Having consensus on our side can be consoling at times, but thinking outside the box and testing unpopular ideas is really where scholarship grows. This isn’t to say that being unpopular makes us right — only that we don’t wish to stagnate in our own dogmatisms. My take is that if you find yourself in the minority too regularly, you’re probably idiosyncratic, given to pet theory, or agenda-driven. If you’re almost always on the side of consensus, you’re likely an unimaginative or lazy thinker, and a crowd-follower.
Off the top of my head, I came up with the following list of ten items where I’m in the minority. These are common assumptions which I believe to be mistaken:
(1) Luke-Acts was addressed primarily to Gentiles.
(2) The Antioch controversy was over food laws.
(3) The “weak in faith” in Rome were Christian Jews.
(4) Q existed.
(5) By the question “Who do you say that I am?” Jesus already knew he was the messiah, and was testing the disciples to see if they could answer correctly.
(6) An early form of Thomas can be traced to the first century.
(7) James is pseudononymous.
(8) “Jew” is an acceptable word for a follower of Yahweh in the 2nd-Temple period.

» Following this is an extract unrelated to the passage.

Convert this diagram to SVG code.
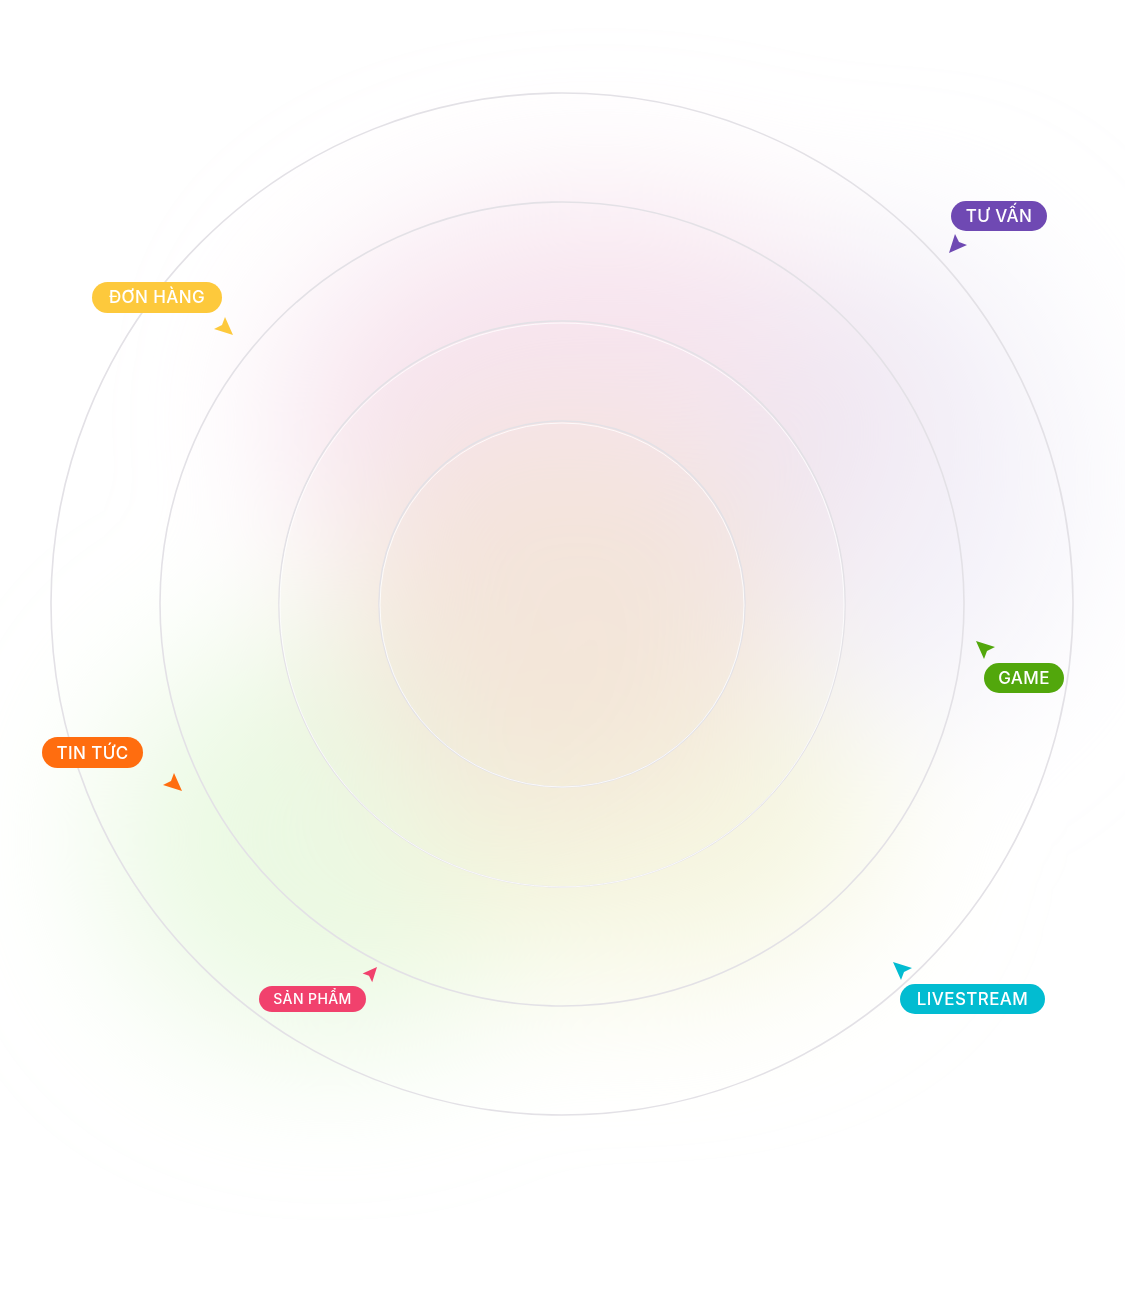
<svg xmlns="http://www.w3.org/2000/svg" width="1125" height="1310" viewBox="0 0 1125 1310">
<style>
.ring{fill:none;stroke:#e3e1e6;stroke-width:1.6}
.ringw{fill:none;stroke:#ffffff;stroke-width:1;opacity:0.8}
.lbl{font-family:Inter,"Liberation Sans",sans-serif;font-size:17px;font-weight:500;fill:#ffffff;text-anchor:middle;dominant-baseline:central;letter-spacing:0.4px}
.sm{font-size:14px}
</style>
<defs>
<filter id="blur" x="-50%" y="-50%" width="200%" height="200%"><feGaussianBlur stdDeviation="75"/></filter>
<path id="cur" d="M0,0 L19,6 L11,10 L8,18 Z"/>
</defs>
<rect width="1125" height="1310" fill="#ffffff"/>
<g id="background" filter="url(#blur)">
<ellipse cx="600" cy="420" rx="320" ry="220" fill="#f4dbe8" opacity="0.75"/>
<ellipse cx="900" cy="480" rx="180" ry="250" fill="#ebe7f4" opacity="0.55"/>
<ellipse cx="330" cy="840" rx="230" ry="210" fill="#e6f8dc" opacity="0.8"/>
<ellipse cx="640" cy="820" rx="250" ry="170" fill="#f4f6dc" opacity="0.85"/>
<ellipse cx="560" cy="620" rx="220" ry="200" fill="#f3e4d8" opacity="0.9"/>
</g>
<g id="rings">
<circle class="ring" cx="562" cy="604" r="511"/>
<circle class="ring" cx="562" cy="604" r="402"/>
<circle class="ring" cx="562" cy="604" r="283"/>
<circle class="ringw" cx="562" cy="605" r="282"/>
<circle class="ring" cx="562" cy="604" r="183"/>
<circle class="ringw" cx="562" cy="605" r="182"/>
</g>
<g id="node-tuvan">
<rect x="951" y="201" width="96" height="30" rx="15" fill="#6f49b3"/>
<text class="lbl" x="999" y="216">TƯ VẤN</text>
<use href="#cur" transform="translate(949,253) rotate(-90)" fill="#6f49b3"/>
</g>
<g id="node-donhang">
<rect x="92" y="282" width="130" height="31" rx="15.5" fill="#fdc93c"/>
<text class="lbl" x="157" y="297">ĐƠN HÀNG</text>
<use href="#cur" transform="translate(233,335) rotate(180)" fill="#fdc93c"/>
</g>
<g id="node-game">
<rect x="984" y="663" width="80" height="30" rx="15" fill="#52a70c"/>
<text class="lbl" x="1024" y="678">GAME</text>
<use href="#cur" transform="translate(976,641)" fill="#52a70c"/>
</g>
<g id="node-tintuc">
<rect x="42" y="737" width="101" height="31" rx="15.5" fill="#ff6d0f"/>
<text class="lbl" x="92.5" y="752.5">TIN TỨC</text>
<use href="#cur" transform="translate(182,791) rotate(180)" fill="#ff6d0f"/>
</g>
<g id="node-sanpham">
<rect x="259" y="986" width="107" height="26" rx="13" fill="#f1416d"/>
<text class="lbl sm" x="312.5" y="998">SẢN PHẨM</text>
<use href="#cur" transform="translate(377,967) rotate(90) scale(0.8)" fill="#f1416d"/>
</g>
<g id="node-livestream">
<rect x="900" y="984" width="145" height="30" rx="15" fill="#02bcd1"/>
<text class="lbl" x="972.5" y="999">LIVESTREAM</text>
<use href="#cur" transform="translate(893,962)" fill="#02bcd1"/>
</g>
</svg>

(9) The event most responsible for Jesus’ arrest and execution was his action against the temple.
(10) The fathers, kings, landowners, and masters in Jesus’ parables were originally metaphors for God.
On these points I go against the majority (though a few are barely majority positions, like 4, 6, and 7). I say that Luke-Acts was addressed to a community of Jews and God-fearers; that Antioch was about circumcision; that the “weak in faith” in Rome were non-Christian Jews; that Q is a mirage; that Jesus didn’t know who/what he was, and was asking his disciples to tell him; that Thomas is a 2nd-century gnostic document; that James wrote the epistle ascribed to him; that “Jew” is a mistranslation in the bible (though I continue to use it, slap my wrist); that Caiaphas was more nervous about Pilate’s trigger-finger when dealing with popular prophets than Jesus’ act in the temple per se; and that the father in The Prodigal Son, the king in the The Unmerciful Servant, the landowner in The Talents, and the master in The Dishonest Steward are all exactly as portrayed and not ciphers for God.
Well, even if I’m wrong about any of these, it’s healthy to think outside the box — and fun if you like to argue and solve puzzles.